THE SCHOOL CENSUS, compulsory education, and childlabor regulations are subject to State control. Each State of the Union has enacted legislation concerning them. These many regulations and practices relating to child welfare services vary significantly among the States. Because of this fact no detailed composite picture can be presented for the United States as a whole. To obtain an account of the various practices existing in any one of these services requires a State-by-State study. This is too large a task for most individuals who need the information to undertake.

In recognition of this fact the U. S. Office of Education, in keeping with its legal authorization to collect and diffuse information to promote the cause of education throughout the country, has prepared this handbook setting forth practices followed in each State relative to the school census, compulsory school attendance, and child labor, and furnishing some illustrative examples of them. This handbook will be a convenient source of information for persons concerned with the improvement of practices, the enactment of new legislation, and the administration of laws in these phases of education and the protection of youth from exploitation in employment.

BESS GOODY KOONTZ,

Assistant U. S. Commissioner of Education.

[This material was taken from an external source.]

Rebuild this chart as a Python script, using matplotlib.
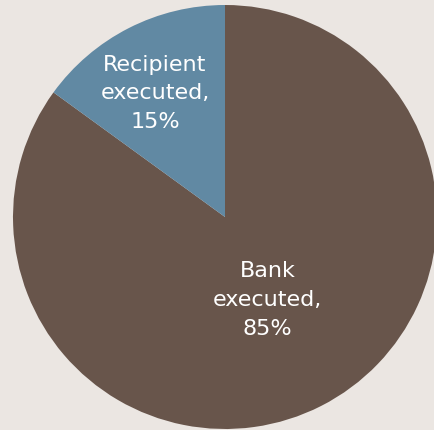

HISTORICAL DEVELOPMENT OF PROTECTIVE LEGISLATION FOR CHILDREN

PUBLIC OPINION in the early decades of the last century brought about the establishment of free public schools. The idea that education was to be made compulsory came later. Public authorities had difficulty at first in taking care of those who wanted to go to school, without concerning themselves about those who did not want to go. For example, instead of taking a census of children of school age as a basis for determining needed school facilities, Louisiana in 1823 enacted a law requiring parents and guardians "to make known" to the commissioners of their respective townships "the number of pupils which such parents or guardians respectively wish to enter in school." However, the feeling grew that in a democracy all the citizenry should be educated in order to participate intelligently in the affairs of government. One evidence of this was the origin in many States of a State fund to be distributed to schools for aiding them in providing adequate educational opportunities for the purpose. In some States this fund was originally created to aid local schools in making provisions for those children who would not otherwise have any opportunity for education. With the growth of the State's interest in education to the point that it invested moneyby action of the legislature to support the efforts of local schools there arose the questions as to how such funds were to be distributed and how the State might realize its aim for an educated citizenry by bringing all children into school. The latter question was later treated as a double one by (a) enacting laws to compel children of certain ages to attend school and (b) placing legal prohibitions upon the employment of children of specified ages.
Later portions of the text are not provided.